Chandan was just a high school graduate when he first started. He shared about taking time to learn multi-tasking and efficiency. He later went to Austria to study Hotel Management and came back to handle the business with more experience and theoretical knowledge.
He started Roadhouse with a niche audience in mind, but it has now become a brand that is famous for firewood pizza.
Roadhouse is also the first Nepali chain restaurant to have an outlet in New Delhi, India.
Chandan believes that hotel business in Nepal is still growing and its scope will never cease to exist. “This business has inspired me and keeps me exploring. I’m constantly looking into ways to give my customers a fulfilling experience every time they come.”
Remembering his initial days, Chandan stressed that completing one’s education is very important. “Everyone has their own journey. Don’t compare yours with others. Get the skills, and be passionate about your work. Concentrate on your interest and don’t indulge your mind on too many things.”
Making his own mark
Shiwaj Neupane, Director of Ambe Group of Companies
Shiwaj Neupane had recently returned from the US after completing his BBA when he joined his dad’s business. At the age of 25, he started as a manager at his father’s factory in Bhairahawa, in 2014. Being under the shadow of his father gave him a hard time some days, Shiwaj recalls.
Despite having an international degree, Shiwaj believes that working in the business taught him lessons that the course books did not have. “Honestly, everything that I know about business today has come from my experience.”
He later came to Kathmandu. For a year he was lost, and would just sit in the office doing nothing. He felt like running from the job many times, and doing something new on his own.

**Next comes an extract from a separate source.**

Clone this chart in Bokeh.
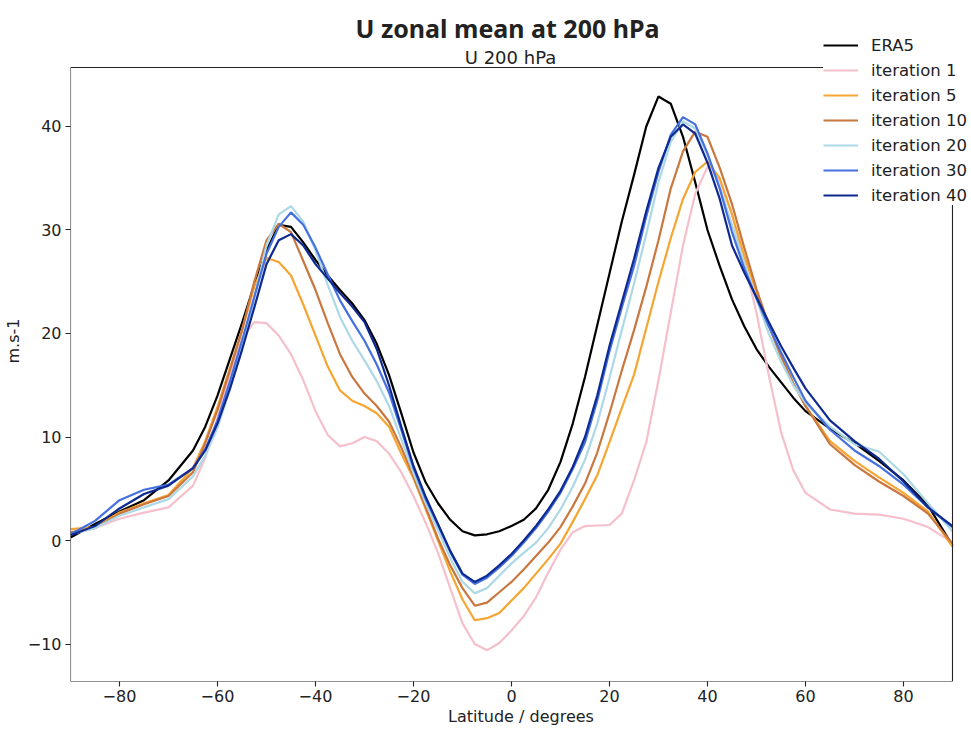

He always believed that he would do something influential and wanted to leave a mark of his own like his father. “I started attending meetings, and after watching my father talk about his idea, I too got inspired and understood why he had started the business. I started enjoying my work and I think I have matured along the way,” Shiwaj added.
“If you treat people with respect, they will respect you. Listening to what others have to say is vital, while it is equally important to deal with them logically and with maturity.” Shiwaj is currently working rigorously for Jai Ambe Steels, which is slated to launch next year from Nepalgunj.
As someone who started young, Shiwaj advised aspiring youths to figure out their passion and work hard on it. Other than that, he said, “You must analyze where you’re spending your time. Young minds get distracted easily, so you need to have a strong willpower. Spend your time reading a book or interacting with someone new. You will learn a lot and it will help you in the long run.”
Shiwaj also believes that it is crucial for an individual’s character to have positive people around, and suggested youngsters to make friends with different mindsets.